What I'm finding is that the start URL and all of the results page requests are handled fine - scrapy connects to the site and returns the page content. However, when it attempts to follow the URLs for each individual job page, scrapy isn't able to form a connection. Within my log file, it states:
[<twisted.python.failure.Failure twisted.internet.error.ConnectionLost: Connection to the other side was lost in a non-clean fashion: Connection lost.>]
I'm afraid that I don't have a huge amount of programming experience or knowledge of internet protocols etc. so please forgive me for not being able to provide more information on what might be going on here. I have tried changing the TLS connection type; updating to the latest version of scrapy, twisted and OpenSSL; rolling back to previous versions of scrapy, twisted and OpenSSL; rolling back the cryptography version, creating a custom Context Factory and trying various browser agents and proxies. I get the same outcome every time: whenever the URL relates to a specific job page, scrapy cannot connect and I get the above log file output.
It may be likely that I am overlooking something very obvious to seasoned scrapers, that is preventing me from connecting with scrapy. I have tried following some of the the advice in these threads:
https://github.com/scrapy/scrapy/issues/1429
https://github.com/requests/requests/issues/4458
https://github.com/scrapy/scrapy/issues/2717
However, some of it is a bit over my head e.g. how to update cipher lists etc. I presume that it is some kind of certification issue, but then again scrapy is able to connect to other URLs on that domain, so I don't know.
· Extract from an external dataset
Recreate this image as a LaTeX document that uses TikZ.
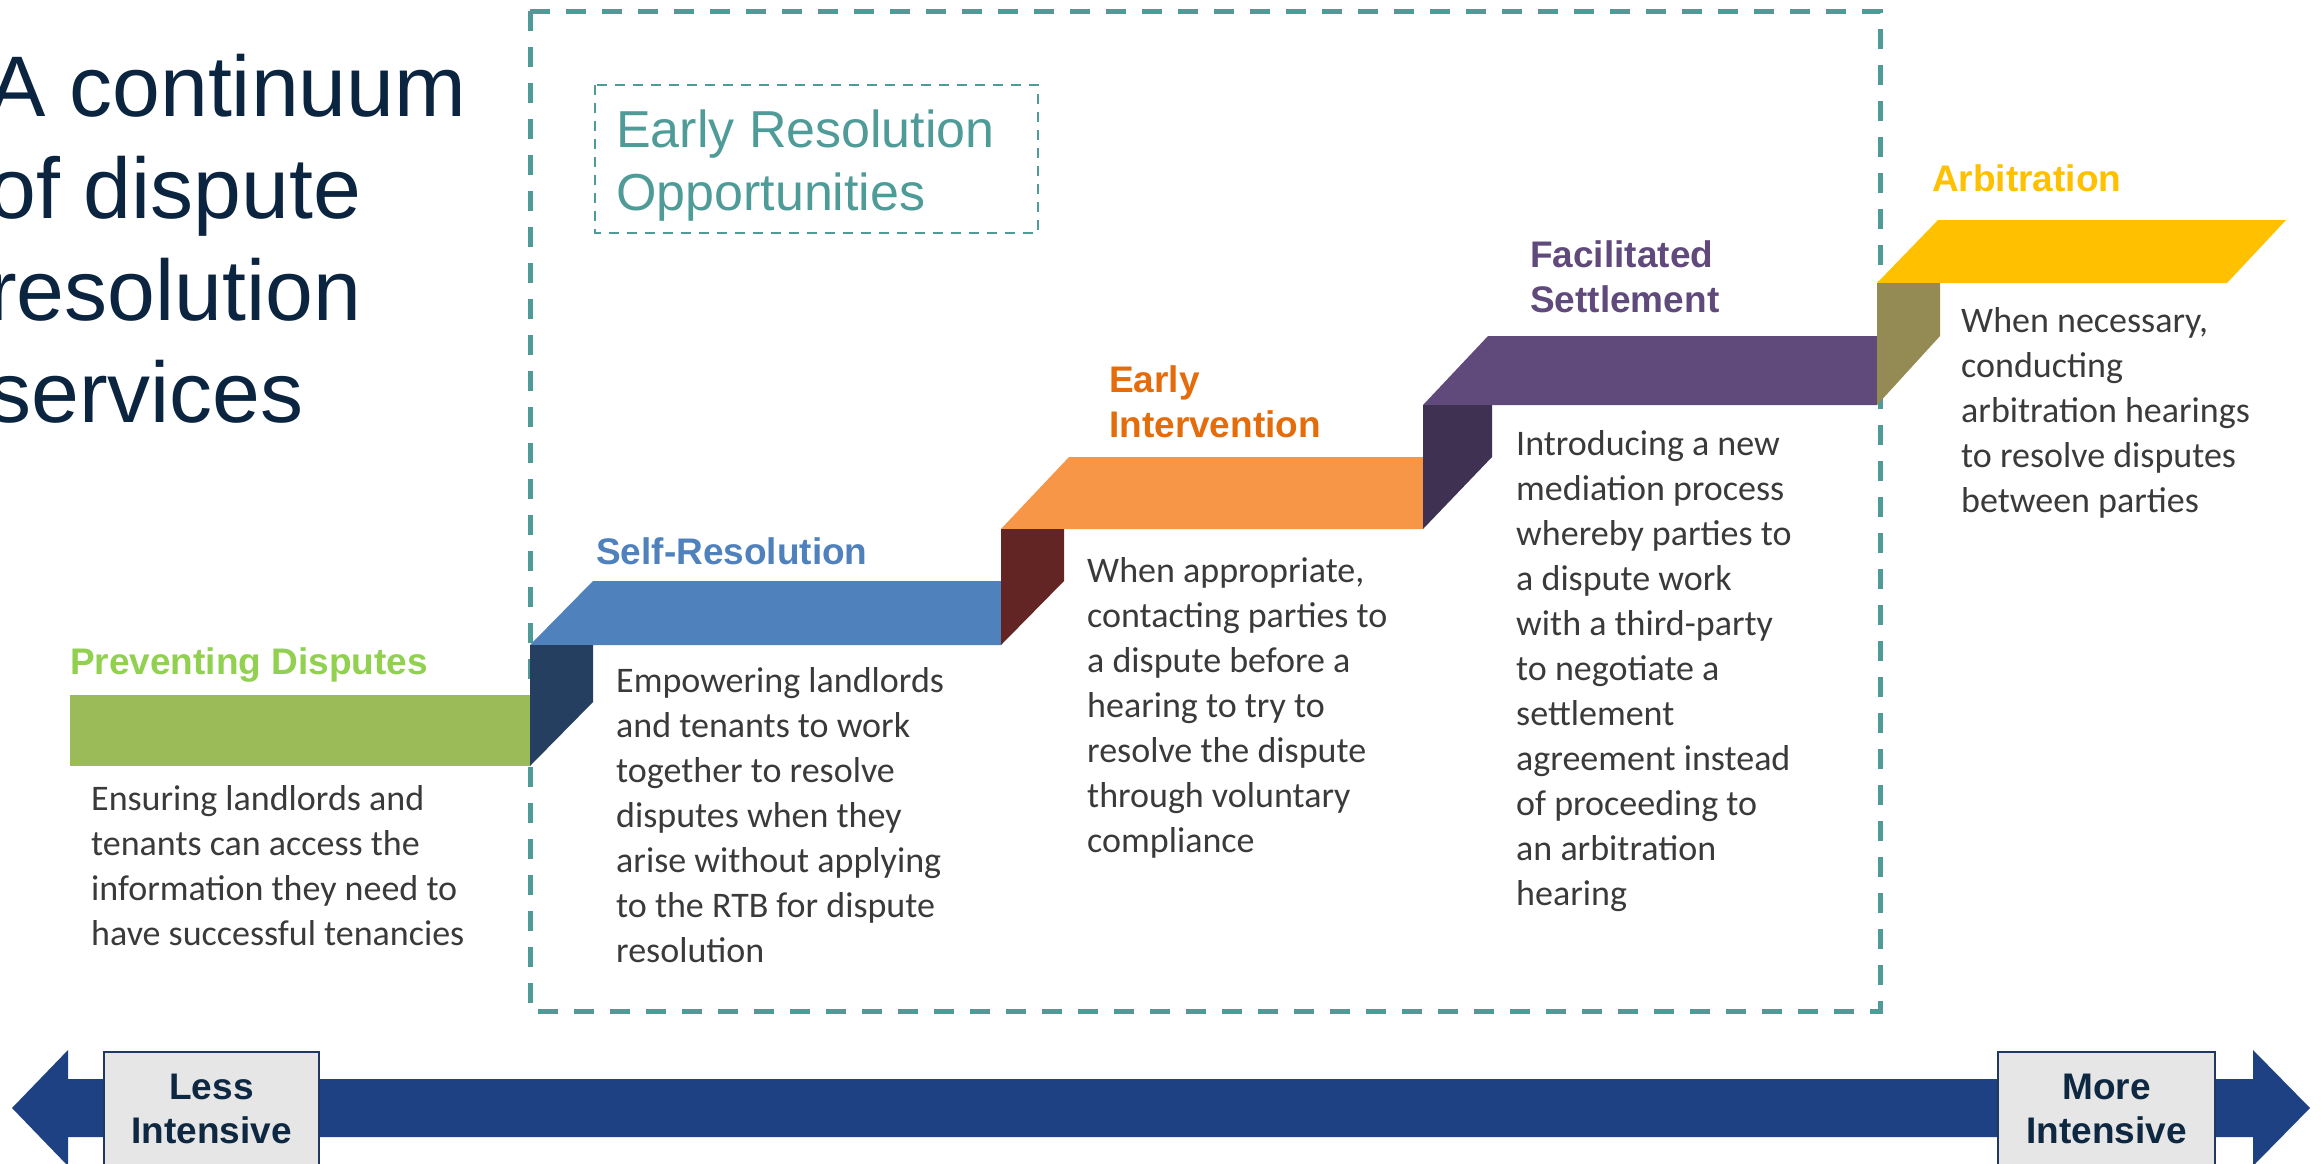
\documentclass[tikz,border=0pt]{standalone}
\usepackage{fontspec}
\setmainfont{Liberation Sans}
\newfontfamily\bodyfont{Carlito}

\definecolor{titlenavy}{HTML}{0B2540}
\definecolor{teal}{HTML}{4F9B98}
\definecolor{bodygray}{HTML}{3A3A3A}
\definecolor{arrownavy}{HTML}{1D4182}
\definecolor{boxnavy}{HTML}{1F3864}
\definecolor{boxgray}{HTML}{E6E6E6}
\definecolor{labelnavy}{HTML}{0E2841}
% step colours
\definecolor{greenface}{HTML}{9BBB59}
\definecolor{greenlabel}{HTML}{92D050}
\definecolor{navyriser}{HTML}{253F60}
\definecolor{blueface}{HTML}{4F81BD}
\definecolor{redriser}{HTML}{632523}
\definecolor{orangeface}{HTML}{F79646}
\definecolor{orangelabel}{HTML}{E46C0A}
\definecolor{purpleriser}{HTML}{3F3151}
\definecolor{purpleface}{HTML}{604A7B}
\definecolor{oliveriser}{HTML}{948A54}
\definecolor{yellowface}{HTML}{FFC000}

% multi-line nodes are placed by the baseline of their last line
\tikzset{
  txt/.style={inner sep=0pt, anchor=base west, align=left},
  body/.style={txt, font=\bodyfont\fontsize{36}{45}\selectfont, text=bodygray},
  steplabel/.style={txt, font=\bfseries\fontsize{37}{45}\selectfont},
  endbox/.style={draw=boxnavy, line width=2.5pt, fill=boxgray},
  endlabel/.style={inner sep=0pt, anchor=base, align=center,
    font=\bfseries\fontsize{37}{44}\selectfont, text=labelnavy},
}

\begin{document}
\begin{tikzpicture}[x=1pt,y=-1pt]
\useasboundingbox (0,0) rectangle (2323,1163);
\clip (0,0) rectangle (2323,1163);

% title
\node[txt, font=\fontsize{86}{102}\selectfont, text=titlenavy] (title) at (-12,422)
  {A continuum\\of dispute\\resolution\\services};

% early resolution frame
\draw[teal, line width=5pt, dash pattern=on 20pt off 16pt] (530,11) rectangle (1880,1011);
\draw[teal, line width=2.5pt, dash pattern=on 10pt off 8pt] (595,85) rectangle (1038,233);
\node[txt, font=\fontsize{52}{63}\selectfont, text=teal] (early) at (616,210)
  {Early Resolution\\Opportunities};

% staircase ribbon
\fill[greenface] (70,695) rectangle (530,766);
\fill[blueface] (530,645) -- (593,581) -- (1001,581) -- (1001,645) -- cycle;
\fill[navyriser] (530,645) -- (593,645) -- (593,702) -- (530,766) -- cycle;
\fill[orangeface] (1001,529) -- (1069,457) -- (1423,457) -- (1423,529) -- cycle;
\fill[redriser] (1001,529) -- (1064,529) -- (1064,581) -- (1001,645) -- cycle;
\fill[purpleface] (1423,405) -- (1488,336) -- (1877,336) -- (1877,405) -- cycle;
\fill[purpleriser] (1423,405) -- (1492,405) -- (1492,457) -- (1423,529) -- cycle;
\fill[yellowface] (1877,283) -- (1938,220) -- (2286,220) -- (2227,283) -- cycle;
\fill[oliveriser] (1877,283) -- (1940,283) -- (1940,336) -- (1877,405) -- cycle;

% step titles
\node[steplabel, text=greenlabel] (l1) at (70,674) {Preventing Disputes};
\node[steplabel, text=blueface] (l2) at (596,564) {Self-Resolution};
\node[steplabel, text=orangelabel] (l3) at (1109,437) {Early\\Intervention};
\node[steplabel, text=purpleface] (l4) at (1530,312) {Facilitated\\Settlement};
\node[steplabel, text=yellowface] (l5) at (1932,191) {Arbitration};

% step descriptions
\node[body] (d1) at (91,945)
  {Ensuring landlords and\\tenants can access the\\information they need to\\have successful tenancies};
\node[body] (d2) at (616,962)
  {Empowering landlords\\and tenants to work\\together to resolve\\disputes when they\\arise without applying\\to the RTB for dispute\\resolution};
\node[body] (d3) at (1087,852)
  {When appropriate,\\contacting parties to\\a dispute before a\\hearing to try to\\resolve the dispute\\through voluntary\\compliance};
\node[body] (d4) at (1516,905)
  {Introducing a new\\mediation process\\whereby parties to\\a dispute work\\with a third-party\\to negotiate a\\settlement\\agreement instead\\of proceeding to\\an arbitration\\hearing};
\node[body] (d5) at (1961,512)
  {When necessary,\\conducting\\arbitration hearings\\to resolve disputes\\between parties};

% intensity scale
\fill[arrownavy] (12,1108) -- (68,1050) -- (68,1079) -- (2253,1079) -- (2253,1050)
  -- (2310,1108) -- (2253,1166) -- (2253,1137) -- (68,1137) -- (68,1166) -- cycle;
\draw[endbox] (104,1052) rectangle (319,1180);
\draw[endbox] (1998,1052) rectangle (2215,1180);
\node[endlabel] (less) at (211.5,1143) {Less\\Intensive};
\node[endlabel] (more) at (2106.5,1143) {More\\Intensive};
\end{tikzpicture}
\end{document}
The code that I've been using to test this is very basic, but here it is anyway:
import scrapy
class Test(scrapy.Spider):
start_urls = [
'https://www.totaljobs.com/job/welder/jark-wakefield-job79229824'
,'https://www.totaljobs.com/job/welder/elliott-wragg-ltd-job78969310'
,'https://www.totaljobs.com/job/welder/exo-technical-job79019672'
,'https://www.totaljobs.com/job/welder/exo-technical-job79074694'
]
name = "test"
def parse(self, response):
print 'aaaa'
yield {'a': 1}
The URLs in the above code are not being connected to successfully.
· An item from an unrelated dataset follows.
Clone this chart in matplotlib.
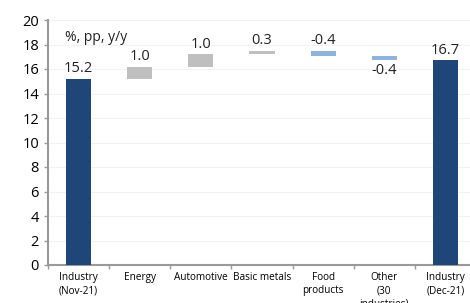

The URLs in the below code are being connected to successfully.
import scrapy
class Test(scrapy.Spider):
start_urls = [
'https://www.totaljobs.com/jobs/permanent/welder/in-uk'
,'https://www.totaljobs.com/jobs/permanent/mig-welder/in-uk'
,'https://www.totaljobs.com/jobs/permanent/tig-welder/in-uk'
]
name = "test"
def parse(self, response):
print 'aaaa'
yield {'a': 1}
It'd be great if someone could replicate this behavior (or not as the case may be) and let me know. Please let me know if I should submit additional details. I apologise, if I have overlooked something really obvious. I am using:
Windows 7 64 bit
Python 2.7
scrapy version 1.5.0
twisted version 17.9.0
openSSL version 17.5.0
lxml version 4.1.1